** Begin **

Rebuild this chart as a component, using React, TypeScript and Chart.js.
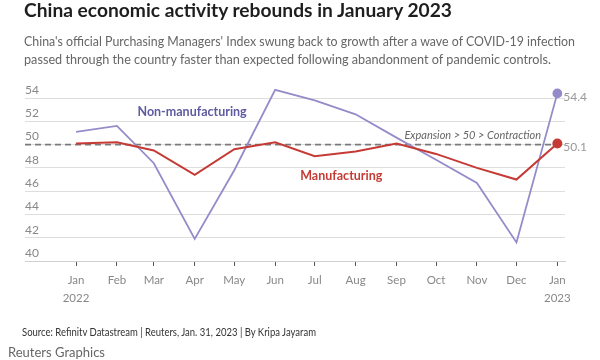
import React, { useEffect, useRef } from 'react';
import { Chart, registerables } from 'chart.js';

Chart.register(...registerables);

// ---- Data ----
const monthLabels = ['Jan', 'Feb', 'Mar', 'Apr', 'May', 'Jun', 'Jul', 'Aug', 'Sep', 'Oct', 'Nov', 'Dec', 'Jan'];
const yearLabels = ['2022', '', '', '', '', '', '', '', '', '', '', '', '2023'];
// days since Jan 1, 2022 for the first day of each month
const dayOffsets = [0, 31, 59, 90, 120, 151, 181, 212, 243, 273, 304, 334, 365];
const manufacturing = [50.1, 50.2, 49.5, 47.4, 49.6, 50.2, 49.0, 49.4, 50.1, 49.2, 48.0, 47.0, 50.1];
const nonManufacturing = [51.1, 51.6, 48.4, 41.9, 47.8, 54.7, 53.8, 52.6, 50.6, 48.7, 46.7, 41.6, 54.4];
const yTicks = [40, 42, 44, 46, 48, 50, 52, 54];
const threshold = 50;

const FONT = 'Lato, "Noto Sans", sans-serif';
const MANU_COLOR = '#c63a35';
const NONMANU_COLOR = '#958bc9';

const annotate = {
  id: 'annotate',
  beforeDatasetsDraw(chart: any) {
    const { ctx, chartArea, scales } = chart;
    const py = scales.y.getPixelForValue(threshold);
    ctx.save();
    ctx.strokeStyle = '#7a7a7a';
    ctx.lineWidth = 1.6;
    ctx.setLineDash([6, 4]);
    ctx.beginPath();
    ctx.moveTo(chartArea.left, py);
    ctx.lineTo(chartArea.right, py);
    ctx.stroke();
    ctx.setLineDash([]);
    ctx.font = `italic 11px ${FONT}`;
    ctx.fillStyle = '#666';
    ctx.textAlign = 'right';
    ctx.textBaseline = 'middle';
    ctx.fillText('Expansion > 50 > Contraction', chartArea.right - 24, py - 9);
    ctx.restore();
  },
  afterDatasetsDraw(chart: any) {
    const { ctx, scales } = chart;
    const x = scales.x;
    const y = scales.y;
    ctx.save();
    ctx.textBaseline = 'middle';
    ctx.font = `bold 12.5px ${FONT}`;
    ctx.fillStyle = '#5e5ba0';
    ctx.textAlign = 'center';
    ctx.fillText('Non-manufacturing', x.getPixelForValue(88), y.getPixelForValue(52.8));
    ctx.fillStyle = MANU_COLOR;
    ctx.textAlign = 'left';
    ctx.fillText('Manufacturing', x.getPixelForValue(170), y.getPixelForValue(47.3));

    ctx.font = `12px ${FONT}`;
    ctx.fillStyle = '#999';
    const series = [manufacturing, nonManufacturing];
    series.forEach((vals, i) => {
      const meta = chart.getDatasetMeta(i);
      const pt = meta.data[vals.length - 1];
      if (!pt) return;
      ctx.fillText(vals[vals.length - 1].toFixed(1), pt.x + 6, pt.y + 4);
    });
    ctx.restore();
  },
};

function FitText(props: { text: string; left: number; top: number; width: number; style: React.CSSProperties }) {
  const ref = useRef<HTMLDivElement | null>(null);
  useEffect(() => {
    const fit = () => {
      const el = ref.current;
      if (!el) return;
      el.style.transform = 'none';
      const w = el.getBoundingClientRect().width;
      if (w > 0) el.style.transform = `scaleX(${props.width / w})`;
    };
    fit();
    if ((document as any).fonts && (document as any).fonts.ready) {
      (document as any).fonts.ready.then(fit);
    }
  }, [props.text, props.width]);
  return (
    <div
      ref={ref}
      style={{
        position: 'absolute',
        left: props.left,
        top: props.top,
        whiteSpace: 'nowrap',
        transformOrigin: '0 0',
        display: 'inline-block',
        ...props.style,
      }}
    >
      {props.text}
    </div>
  );
}

export default function App() {
  const canvasRef = useRef<HTMLCanvasElement | null>(null);

  useEffect(() => {
    const canvas = canvasRef.current;
    if (!canvas) return;
    const last = manufacturing.length - 1;
    const chart = new Chart(canvas, {
      type: 'line',
      data: {
        datasets: [
          {
            label: 'Manufacturing',
            data: dayOffsets.map((d, i) => ({ x: d, y: manufacturing[i] })),
            borderColor: MANU_COLOR,
            backgroundColor: MANU_COLOR,
            borderWidth: 2,
            pointRadius: (c: any) => (c.dataIndex === last ? 4 : 0),
            pointHoverRadius: 0,
            tension: 0,
          },
          {
            label: 'Non-manufacturing',
            data: dayOffsets.map((d, i) => ({ x: d, y: nonManufacturing[i] })),
            borderColor: NONMANU_COLOR,
            backgroundColor: NONMANU_COLOR,
            borderWidth: 1.8,
            pointRadius: (c: any) => (c.dataIndex === last ? 4 : 0),
            pointHoverRadius: 0,
            tension: 0,
          },
        ],
      },
      options: {
        responsive: false,
        animation: false,
        devicePixelRatio: 1,
        layout: { padding: { left: 25, right: 35, top: 86.4, bottom: 49 } },
        plugins: {
          legend: { display: false },
          tooltip: { enabled: false },
          title: { display: false },
        },
        scales: {
          x: {
            type: 'linear',
            min: -38.7,
            max: 370.8,
            afterBuildTicks: (scale: any) => {
              scale.ticks = dayOffsets.map((v) => ({ value: v }));
            },
            afterFit: (scale: any) => {
              scale.height = 50;
            },
            grid: {
              drawOnChartArea: false,
              drawTicks: true,
              tickLength: 5,
              color: '#555',
              lineWidth: 1,
            },
            border: { display: true, color: '#d0d0d0', width: 1 },
            ticks: {
              autoSkip: false,
              maxRotation: 0,
              minRotation: 0,
              padding: 6,
              color: '#888',
              font: { family: FONT, size: 11.5, lineHeight: 1.52 },
              callback: (_v: any, i: number) =>
                yearLabels[i] ? [monthLabels[i], yearLabels[i]] : monthLabels[i],
            },
          },
          y: {
            type: 'linear',
            min: 40,
            max: 55,
            afterBuildTicks: (scale: any) => {
              scale.ticks = yTicks.map((v) => ({ value: v }));
            },
            afterFit: (scale: any) => {
              scale.width = 0;
            },
            grid: { color: '#dedede', lineWidth: 1, drawTicks: false },
            border: { display: false },
            ticks: {
              mirror: true,
              padding: 0,
              labelOffset: -8,
              color: '#888',
              font: { family: FONT, size: 12 },
            },
          },
        },
      },
      plugins: [annotate],
    } as any);
    return () => chart.destroy();
  }, []);

  return (
    <div style={{ position: 'absolute', left: 0, top: 0, width: 600, height: 360, background: '#fff', overflow: 'hidden' }}>
      <canvas ref={canvasRef} width={600} height={360} style={{ position: 'absolute', left: 0, top: 0, width: 600, height: 360 }} />
      <FitText
        text="China economic activity rebounds in January 2023"
        left={24}
        top={-2}
        width={428}
        style={{ fontFamily: FONT, fontWeight: 700, fontSize: 19, lineHeight: '24px', color: '#1e1e1e' }}
      />
      <FitText
        text="China's official Purchasing Managers' Index swung back to growth after a wave of COVID-19 infection"
        left={24}
        top={32}
        width={551}
        style={{ fontFamily: FONT, fontSize: 13, lineHeight: '18px', color: '#666' }}
      />
      <FitText
        text="passed through the country faster than expected following abandonment of pandemic controls."
        left={24}
        top={50}
        width={527}
        style={{ fontFamily: FONT, fontSize: 13, lineHeight: '18px', color: '#666' }}
      />
      <FitText
        text="Source: Refinitv Datastream | Reuters, Jan. 31, 2023 | By Kripa Jayaram"
        left={22}
        top={325}
        width={294}
        style={{ fontFamily: FONT, fontSize: 10.5, lineHeight: '14px', color: '#333' }}
      />
      <FitText
        text="Reuters Graphics"
        left={8}
        top={344}
        width={97}
        style={{ fontFamily: FONT, fontSize: 13, lineHeight: '16px', color: '#666' }}
      />
    </div>
  );
}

** End **

## WHAT IS EXPECTED
Omit each picture, then return all of the listing exactly as it stands.

## WRITTEN SOLUTION
Rebuild this chart as a component, using React, TypeScript and Chart.js.
import React, { useEffect, useRef } from 'react';
import { Chart, registerables } from 'chart.js';

Chart.register(...registerables);

// ---- Data ----
const monthLabels = ['Jan', 'Feb', 'Mar', 'Apr', 'May', 'Jun', 'Jul', 'Aug', 'Sep', 'Oct', 'Nov', 'Dec', 'Jan'];
const yearLabels = ['2022', '', '', '', '', '', '', '', '', '', '', '', '2023'];
// days since Jan 1, 2022 for the first day of each month
const dayOffsets = [0, 31, 59, 90, 120, 151, 181, 212, 243, 273, 304, 334, 365];
const manufacturing = [50.1, 50.2, 49.5, 47.4, 49.6, 50.2, 49.0, 49.4, 50.1, 49.2, 48.0, 47.0, 50.1];
const nonManufacturing = [51.1, 51.6, 48.4, 41.9, 47.8, 54.7, 53.8, 52.6, 50.6, 48.7, 46.7, 41.6, 54.4];
const yTicks = [40, 42, 44, 46, 48, 50, 52, 54];
const threshold = 50;

const FONT = 'Lato, "Noto Sans", sans-serif';
const MANU_COLOR = '#c63a35';
const NONMANU_COLOR = '#958bc9';

const annotate = {
  id: 'annotate',
  beforeDatasetsDraw(chart: any) {
    const { ctx, chartArea, scales } = chart;
    const py = scales.y.getPixelForValue(threshold);
    ctx.save();
    ctx.strokeStyle = '#7a7a7a';
    ctx.lineWidth = 1.6;
    ctx.setLineDash([6, 4]);
    ctx.beginPath();
    ctx.moveTo(chartArea.left, py);
    ctx.lineTo(chartArea.right, py);
    ctx.stroke();
    ctx.setLineDash([]);
    ctx.font = `italic 11px ${FONT}`;
    ctx.fillStyle = '#666';
    ctx.textAlign = 'right';
    ctx.textBaseline = 'middle';
    ctx.fillText('Expansion > 50 > Contraction', chartArea.right - 24, py - 9);
    ctx.restore();
  },
  afterDatasetsDraw(chart: any) {
    const { ctx, scales } = chart;
    const x = scales.x;
    const y = scales.y;
    ctx.save();
    ctx.textBaseline = 'middle';
    ctx.font = `bold 12.5px ${FONT}`;
    ctx.fillStyle = '#5e5ba0';
    ctx.textAlign = 'center';
    ctx.fillText('Non-manufacturing', x.getPixelForValue(88), y.getPixelForValue(52.8));
    ctx.fillStyle = MANU_COLOR;
    ctx.textAlign = 'left';
    ctx.fillText('Manufacturing', x.getPixelForValue(170), y.getPixelForValue(47.3));

    ctx.font = `12px ${FONT}`;
    ctx.fillStyle = '#999';
    const series = [manufacturing, nonManufacturing];
    series.forEach((vals, i) => {
      const meta = chart.getDatasetMeta(i);
      const pt = meta.data[vals.length - 1];
      if (!pt) return;
      ctx.fillText(vals[vals.length - 1].toFixed(1), pt.x + 6, pt.y + 4);
    });
    ctx.restore();
  },
};

function FitText(props: { text: string; left: number; top: number; width: number; style: React.CSSProperties }) {
  const ref = useRef<HTMLDivElement | null>(null);
  useEffect(() => {
    const fit = () => {
      const el = ref.current;
      if (!el) return;
      el.style.transform = 'none';
      const w = el.getBoundingClientRect().width;
      if (w > 0) el.style.transform = `scaleX(${props.width / w})`;
    };
    fit();
    if ((document as any).fonts && (document as any).fonts.ready) {
      (document as any).fonts.ready.then(fit);
    }
  }, [props.text, props.width]);
  return (
    <div
      ref={ref}
      style={{
        position: 'absolute',
        left: props.left,
        top: props.top,
        whiteSpace: 'nowrap',
        transformOrigin: '0 0',
        display: 'inline-block',
        ...props.style,
      }}
    >
      {props.text}
    </div>
  );
}

export default function App() {
  const canvasRef = useRef<HTMLCanvasElement | null>(null);

  useEffect(() => {
    const canvas = canvasRef.current;
    if (!canvas) return;
    const last = manufacturing.length - 1;
    const chart = new Chart(canvas, {
      type: 'line',
      data: {
        datasets: [
          {
            label: 'Manufacturing',
            data: dayOffsets.map((d, i) => ({ x: d, y: manufacturing[i] })),
            borderColor: MANU_COLOR,
            backgroundColor: MANU_COLOR,
            borderWidth: 2,
            pointRadius: (c: any) => (c.dataIndex === last ? 4 : 0),
            pointHoverRadius: 0,
            tension: 0,
          },
          {
            label: 'Non-manufacturing',
            data: dayOffsets.map((d, i) => ({ x: d, y: nonManufacturing[i] })),
            borderColor: NONMANU_COLOR,
            backgroundColor: NONMANU_COLOR,
            borderWidth: 1.8,
            pointRadius: (c: any) => (c.dataIndex === last ? 4 : 0),
            pointHoverRadius: 0,
            tension: 0,
          },
        ],
      },
      options: {
        responsive: false,
        animation: false,
        devicePixelRatio: 1,
        layout: { padding: { left: 25, right: 35, top: 86.4, bottom: 49 } },
        plugins: {
          legend: { display: false },
          tooltip: { enabled: false },
          title: { display: false },
        },
        scales: {
          x: {
            type: 'linear',
            min: -38.7,
            max: 370.8,
            afterBuildTicks: (scale: any) => {
              scale.ticks = dayOffsets.map((v) => ({ value: v }));
            },
            afterFit: (scale: any) => {
              scale.height = 50;
            },
            grid: {
              drawOnChartArea: false,
              drawTicks: true,
              tickLength: 5,
              color: '#555',
              lineWidth: 1,
            },
            border: { display: true, color: '#d0d0d0', width: 1 },
            ticks: {
              autoSkip: false,
              maxRotation: 0,
              minRotation: 0,
              padding: 6,
              color: '#888',
              font: { family: FONT, size: 11.5, lineHeight: 1.52 },
              callback: (_v: any, i: number) =>
                yearLabels[i] ? [monthLabels[i], yearLabels[i]] : monthLabels[i],
            },
          },
          y: {
            type: 'linear',
            min: 40,
            max: 55,
            afterBuildTicks: (scale: any) => {
              scale.ticks = yTicks.map((v) => ({ value: v }));
            },
            afterFit: (scale: any) => {
              scale.width = 0;
            },
            grid: { color: '#dedede', lineWidth: 1, drawTicks: false },
            border: { display: false },
            ticks: {
              mirror: true,
              padding: 0,
              labelOffset: -8,
              color: '#888',
              font: { family: FONT, size: 12 },
            },
          },
        },
      },
      plugins: [annotate],
    } as any);
    return () => chart.destroy();
  }, []);

  return (
    <div style={{ position: 'absolute', left: 0, top: 0, width: 600, height: 360, background: '#fff', overflow: 'hidden' }}>
      <canvas ref={canvasRef} width={600} height={360} style={{ position: 'absolute', left: 0, top: 0, width: 600, height: 360 }} />
      <FitText
        text="China economic activity rebounds in January 2023"
        left={24}
        top={-2}
        width={428}
        style={{ fontFamily: FONT, fontWeight: 700, fontSize: 19, lineHeight: '24px', color: '#1e1e1e' }}
      />
      <FitText
        text="China's official Purchasing Managers' Index swung back to growth after a wave of COVID-19 infection"
        left={24}
        top={32}
        width={551}
        style={{ fontFamily: FONT, fontSize: 13, lineHeight: '18px', color: '#666' }}
      />
      <FitText
        text="passed through the country faster than expected following abandonment of pandemic controls."
        left={24}
        top={50}
        width={527}
        style={{ fontFamily: FONT, fontSize: 13, lineHeight: '18px', color: '#666' }}
      />
      <FitText
        text="Source: Refinitv Datastream | Reuters, Jan. 31, 2023 | By Kripa Jayaram"
        left={22}
        top={325}
        width={294}
        style={{ fontFamily: FONT, fontSize: 10.5, lineHeight: '14px', color: '#333' }}
      />
      <FitText
        text="Reuters Graphics"
        left={8}
        top={344}
        width={97}
        style={{ fontFamily: FONT, fontSize: 13, lineHeight: '16px', color: '#666' }}
      />
    </div>
  );
}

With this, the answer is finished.